For this exercise, copy out each line of the material below that includes "matplotlib".
========================
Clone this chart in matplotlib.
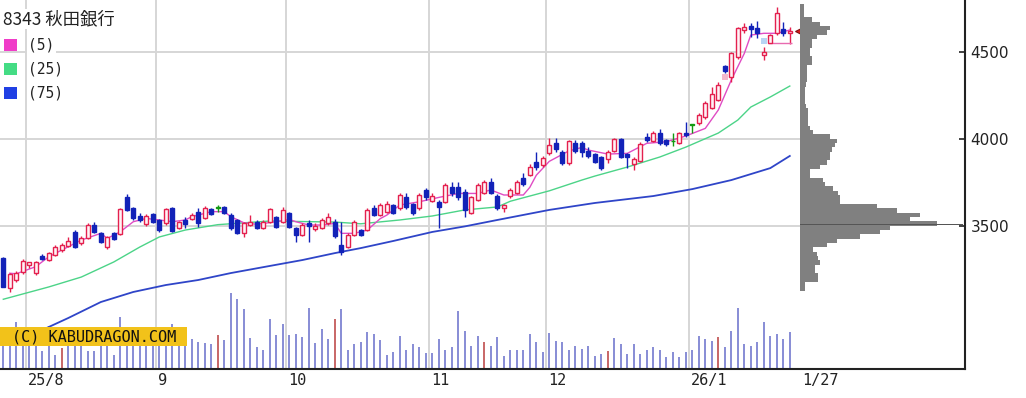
import matplotlib
matplotlib.use("Agg")
import matplotlib.pyplot as plt
from matplotlib.patches import Rectangle
import numpy as np

TITLE = "8343 秋田銀行"

# daily OHLC, 2025-07-28 .. 2026-01-27 (trading days)
opens = [3314, 3138, 3186, 3230, 3272, 3224, 3326, 3301, 3330, 3359,
         3384, 3464, 3397, 3430, 3503, 3458, 3378, 3455, 3449, 3666,
         3599, 3556, 3507, 3564, 3532, 3512, 3599, 3487, 3532, 3537,
         3580, 3541, 3593, 3600, 3605, 3560, 3532, 3455, 3503, 3522,
         3484, 3522, 3547, 3522, 3570, 3484, 3445, 3516, 3478, 3484,
         3512, 3522, 3388, 3378, 3445, 3474, 3474, 3599, 3560, 3580,
         3618, 3599, 3662, 3624, 3599, 3705, 3643, 3637, 3637, 3724,
         3720, 3695, 3570, 3647, 3685, 3753, 3670, 3599, 3670, 3685,
         3772, 3791, 3868, 3849, 3920, 3973, 3925, 3858, 3977, 3974,
         3931, 3912, 3893, 3882, 3931, 3997, 3912, 3855, 3874, 4008,
         3989, 4031, 3993, 3985, 3974, 4035, 4080, 4093, 4124, 4175,
         4224, 4419, 4354, 4473, 4627, 4650, 4637, 4483, 4554, 4608,
         4631, 4608]
highs = [3320, 3225, 3240, 3305, 3292, 3295, 3335, 3350, 3390, 3400,
         3435, 3474, 3440, 3512, 3518, 3465, 3442, 3462, 3600, 3680,
         3605, 3570, 3565, 3570, 3540, 3600, 3605, 3525, 3550, 3570,
         3599, 3610, 3600, 3620, 3610, 3570, 3540, 3520, 3560, 3530,
         3530, 3600, 3555, 3608, 3580, 3490, 3515, 3532, 3515, 3545,
         3570, 3535, 3522, 3455, 3530, 3480, 3600, 3620, 3630, 3640,
         3625, 3686, 3686, 3630, 3690, 3715, 3690, 3645, 3745, 3753,
         3753, 3710, 3670, 3745, 3765, 3772, 3680, 3625, 3715, 3760,
         3800, 3855, 3925, 3900, 4002, 4002, 3935, 3995, 3993, 3985,
         3955, 3920, 3900, 3935, 4005, 4005, 3920, 3897, 3980, 4035,
         4045, 4054, 4000, 4031, 4040, 4099, 4080, 4147, 4215, 4300,
         4330, 4425, 4500, 4645, 4665, 4665, 4680, 4531, 4606, 4761,
         4675, 4646]
lows = [3147, 3118, 3175, 3220, 3253, 3215, 3300, 3295, 3325, 3350,
        3378, 3368, 3390, 3425, 3458, 3398, 3364, 3415, 3445, 3583,
        3530, 3522, 3500, 3515, 3465, 3505, 3462, 3480, 3483, 3530,
        3493, 3535, 3560, 3580, 3565, 3475, 3450, 3435, 3498, 3478,
        3478, 3515, 3485, 3515, 3485, 3407, 3440, 3407, 3470, 3478,
        3505, 3430, 3330, 3372, 3440, 3440, 3470, 3555, 3555, 3570,
        3565, 3590, 3593, 3560, 3590, 3647, 3635, 3484, 3630, 3670,
        3647, 3550, 3565, 3640, 3680, 3680, 3590, 3580, 3660, 3680,
        3728, 3785, 3820, 3840, 3906, 3925, 3850, 3850, 3916, 3897,
        3887, 3860, 3820, 3860, 3925, 3890, 3830, 3820, 3865, 3983,
        3980, 3964, 3960, 3960, 3970, 4012, 4031, 4080, 4115, 4170,
        4215, 4377, 4329, 4460, 4608, 4585, 4579, 4454, 4550, 4600,
        4592, 4546]
closes = [3147, 3218, 3224, 3295, 3287, 3287, 3307, 3340, 3378, 3388,
          3410, 3378, 3430, 3503, 3464, 3403, 3436, 3422, 3595, 3589,
          3541, 3532, 3556, 3522, 3474, 3595, 3468, 3518, 3507, 3560,
          3513, 3599, 3566, 3600, 3570, 3484, 3455, 3512, 3522, 3484,
          3522, 3593, 3493, 3589, 3493, 3445, 3503, 3497, 3497, 3532,
          3551, 3440, 3349, 3445, 3522, 3445, 3589, 3560, 3618, 3624,
          3574, 3676, 3609, 3574, 3676, 3662, 3668, 3609, 3734, 3685,
          3662, 3590, 3662, 3734, 3753, 3690, 3599, 3618, 3705, 3753,
          3740, 3839, 3839, 3887, 3964, 3939, 3858, 3989, 3931, 3926,
          3901, 3868, 3830, 3926, 3997, 3897, 3893, 3882, 3970, 3993,
          4035, 3974, 3970, 3985, 4031, 4022, 4080, 4137, 4204, 4258,
          4310, 4393, 4492, 4636, 4646, 4635, 4612, 4502, 4598, 4727,
          4608, 4623]
# volume (thousand shares)
volumes = [185, 155, 235, 170, 165, 155, 90, 215, 70, 105,
           155, 165, 145, 90, 90, 155, 165, 70, 260, 160,
           145, 155, 165, 145, 155, 165, 225, 145, 155, 150,
           135, 130, 125, 170, 145, 380, 350, 300, 155, 110,
           95, 250, 170, 225, 170, 175, 160, 305, 130, 200,
           150, 250, 300, 95, 125, 135, 185, 175, 145, 70,
           85, 165, 95, 125, 110, 80, 80, 150, 95, 110,
           290, 190, 115, 165, 135, 115, 160, 65, 95, 95,
           95, 175, 135, 85, 180, 140, 135, 95, 115, 100,
           115, 65, 75, 90, 155, 125, 75, 125, 75, 95,
           110, 95, 60, 85, 60, 85, 95, 165, 150, 140,
           160, 110, 190, 305, 125, 115, 135, 235, 165, 175,
           150, 185]
red_volume_days = [9, 33, 51, 74, 93, 110]

# moving averages read at sample days
ma5_idx = [1, 2, 5, 7, 10, 12, 15, 16, 18, 20, 22, 24, 26, 28, 29, 32, 34, 35,
           37, 39, 42, 44, 45, 47, 49, 51, 52, 54, 56, 58, 59, 61, 64, 67, 70,
           73, 75, 77, 80, 81, 82, 84, 87, 89, 90, 93, 96, 99, 102, 105, 108,
           110, 112, 114, 115, 117, 119, 121]
ma5_val = [3225, 3222, 3263, 3320, 3378, 3416, 3455, 3426, 3464, 3522, 3541,
           3532, 3522, 3532, 3551, 3580, 3580, 3551, 3516, 3507, 3522, 3535,
           3522, 3503, 3503, 3512, 3455, 3455, 3474, 3540, 3560, 3618, 3637,
           3662, 3685, 3685, 3705, 3676, 3676, 3720, 3790, 3870, 3930, 3950,
           3935, 3912, 3916, 3974, 3983, 4016, 4060, 4166, 4339, 4492, 4598,
           4608, 4608, 4627]
ma25_idx = [0, 7, 12, 17, 21, 24, 28, 33, 41, 51, 55, 61, 66, 71, 76, 78, 84,
            89, 91, 96, 101, 105, 110, 113, 115, 118, 121]
ma25_val = [3075, 3146, 3203, 3290, 3376, 3434, 3474, 3505, 3526, 3520, 3510,
            3532, 3555, 3590, 3607, 3640, 3700, 3762, 3785, 3837, 3895, 3952,
            4033, 4108, 4183, 4241, 4304]
ma75_idx = [0, 6, 10, 15, 20, 25, 30, 35, 41, 46, 51, 55, 60, 66, 71, 76, 84,
            91, 100, 106, 112, 118, 121]
ma75_val = [2840, 2898, 2967, 3059, 3117, 3157, 3186, 3226, 3267, 3301, 3341,
            3370, 3411, 3463, 3495, 3532, 3590, 3630, 3670, 3710, 3762, 3831,
            3901]

# price-by-volume profile, 25 yen bins starting at 3125
profile_start = 3125
profile_step = 25
profile_vol = [5, 5, 18, 18, 15, 15, 20, 18, 17, 13, 27, 37, 60, 80, 90, 137,
               110, 120, 97, 77, 40, 40, 38, 33, 25, 23, 10, 10, 20, 27, 30,
               30, 32, 35, 37, 30, 13, 10, 8, 8, 8, 8, 6, 5, 5, 5, 5, 6, 7, 7,
               7, 7, 12, 12, 10, 10, 12, 12, 17, 27, 30, 20, 12, 4, 4, 4]
profile_peak_price = 3505

# gap markers and support line near the end
gap_idx = [111, 117]
gap_lo = [4339, 4546]
gap_hi = [4373, 4580]
gap_colors = ["#f4b8cc", "#b8d4f4"]
support_price = 4550
support_from, support_to = 118, 121

month_pos = [3.5, 23.5, 43.5, 65.5, 83.5, 105.5]
month_labels = ["25/8", "9", "10", "11", "12", "26/1"]
last_label = "1/27"
price_ticks = [3500, 4000, 4500]

W, H = 1026, 398
PX = 6.5          # pixels per trading day
X0 = 3.3          # pixel of first candle
PLOT_W, PLOT_H = 965, 369
PROFILE_X = 800

fig = plt.figure(figsize=(W / 100, H / 100), dpi=100, facecolor="white")
rect = [0, 1 - PLOT_H / H, PLOT_W / W, PLOT_H / H]
ax = fig.add_axes(rect)
axv = fig.add_axes(rect, sharex=ax)
ax.set_zorder(2)
axv.set_zorder(1)
ax.patch.set_visible(False)

xmin, xmax = -X0 / PX, (PLOT_W - X0) / PX
prof_i = (PROFILE_X - X0) / PX
ax.set_xlim(xmin, xmax)
ax.set_ylim(2673, 4800)

# grid
for m in month_pos:
    ax.axvline(m, color="#d6d6d6", lw=1.4, zorder=0)
ax.hlines(price_ticks, xmin, prof_i, color="#d6d6d6", lw=1.4, zorder=0)

# volume
idx = np.arange(len(closes))
vcol = ["#c96a6a" if i in red_volume_days else "#8a8fd6" for i in idx]
axv.bar(idx, volumes, width=0.26, color=vcol, linewidth=0)
axv.set_ylim(0, PLOT_H * 5)
axv.axis("off")

# moving averages
ax.plot(ma75_idx, ma75_val, color="#2f45c8", lw=1.3, zorder=3)
ax.plot(ma25_idx, ma25_val, color="#4cd488", lw=1.0, zorder=3)
ax.plot(ma5_idx, ma5_val, color="#e04cc4", lw=1.0, zorder=3)

# candles
o = np.array(opens)
c = np.array(closes)
up_col, dn_col, eq_col = "#e4204e", "#1222b8", "#129a12"
edge = np.where(c > o, up_col, np.where(c < o, dn_col, eq_col))
face = np.where(c > o, "#fff3f6", edge)
ax.vlines(idx, lows, highs, colors=edge, lw=1.0, zorder=4)
body_h = np.maximum(np.abs(c - o), 5)
ax.bar(idx, body_h, bottom=np.minimum(o, c), width=0.64, color=face,
       edgecolor=edge, linewidth=1.0, zorder=5)

ax.bar(gap_idx, np.array(gap_hi) - np.array(gap_lo), bottom=gap_lo,
       width=0.9, color=gap_colors, linewidth=0, zorder=4)
ax.hlines(support_price, support_from - 0.3, support_to + 0.3,
          color="#e86ab0", lw=1.0, zorder=4)

# last price marker
ax.plot(prof_i + 0.1, closes[-1], marker="<", ms=8, mfc="#e01818",
        mec="#801010", mew=0.8, zorder=7, clip_on=False)

# axes styling
for s in ("left", "top"):
    ax.spines[s].set_visible(False)
for s in ("right", "bottom"):
    ax.spines[s].set_color("#222222")
    ax.spines[s].set_linewidth(1.5)
ax.yaxis.tick_right()
ax.set_yticks(price_ticks)
ax.tick_params(axis="y", direction="in", length=4, width=1.2, pad=4,
               labelsize=11, colors="#222222")
ax.set_xticks([m + 0.3 for m in month_pos] + [prof_i + 0.3])
ax.set_xticklabels(month_labels + [last_label], family="DejaVu Sans Mono",
                   fontsize=11, color="#222222")
for lbl in ax.get_xticklabels():
    lbl.set_horizontalalignment("left")
ax.tick_params(axis="x", length=0, pad=3)

# volume profile
axp = fig.add_axes([PROFILE_X / W, rect[1], (PLOT_W - PROFILE_X) / W, rect[3]])
axp.set_zorder(3)
axp.patch.set_visible(False)
bins = profile_start + profile_step * np.arange(len(profile_vol))
axp.barh(bins, profile_vol, height=profile_step, align="edge",
         color="#808080", linewidth=0)
axp.barh(profile_peak_price, PLOT_W - PROFILE_X - 2, height=5,
         color="#555555", linewidth=0)
axp.set_xlim(0, PLOT_W - PROFILE_X)
axp.set_ylim(ax.get_ylim())
axp.axis("off")

# watermark
ax.add_patch(Rectangle((0, (PLOT_H - 346) / PLOT_H), 187 / PLOT_W, 19 / PLOT_H,
                       transform=ax.transAxes, facecolor="#f2c21a",
                       edgecolor="none", zorder=8, clip_on=False))
ax.text(94 / PLOT_W, (PLOT_H - 336.5) / PLOT_H, "(C) KABUDRAGON.COM",
        transform=ax.transAxes, ha="center", va="center",
        family="DejaVu Sans Mono", fontsize=11, color="#111111", zorder=9)

# legend block
fig.text(3 / W, 1 - 19 / H, TITLE, family=["Noto Sans CJK JP", "DejaVu Sans"],
         fontsize=12.5, va="center", ha="left", color="#222222", zorder=10,
         bbox=dict(facecolor="white", edgecolor="none", pad=1))
legend_rows = [("(5)", "#f03cc8"), ("(25)", "#44dc84"), ("(75)", "#2040e4")]
for k, (lab, col) in enumerate(legend_rows):
    yc = 45 + 24 * k
    fig.add_artist(Rectangle((4 / W, 1 - (yc + 6) / H), 13 / W, 12 / H,
                             transform=fig.transFigure, facecolor=col,
                             edgecolor="none", zorder=10))
    fig.text(28 / W, 1 - yc / H, lab, family="DejaVu Sans Mono", fontsize=10.5,
             va="center", ha="left", color="#222222", zorder=10,
             bbox=dict(facecolor="white", edgecolor="none", pad=1))

fig.savefig("out.png", dpi=100, facecolor="white")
========================
## Task output
Clone this chart in matplotlib.
import matplotlib
matplotlib.use("Agg")
import matplotlib.pyplot as plt
from matplotlib.patches import Rectangle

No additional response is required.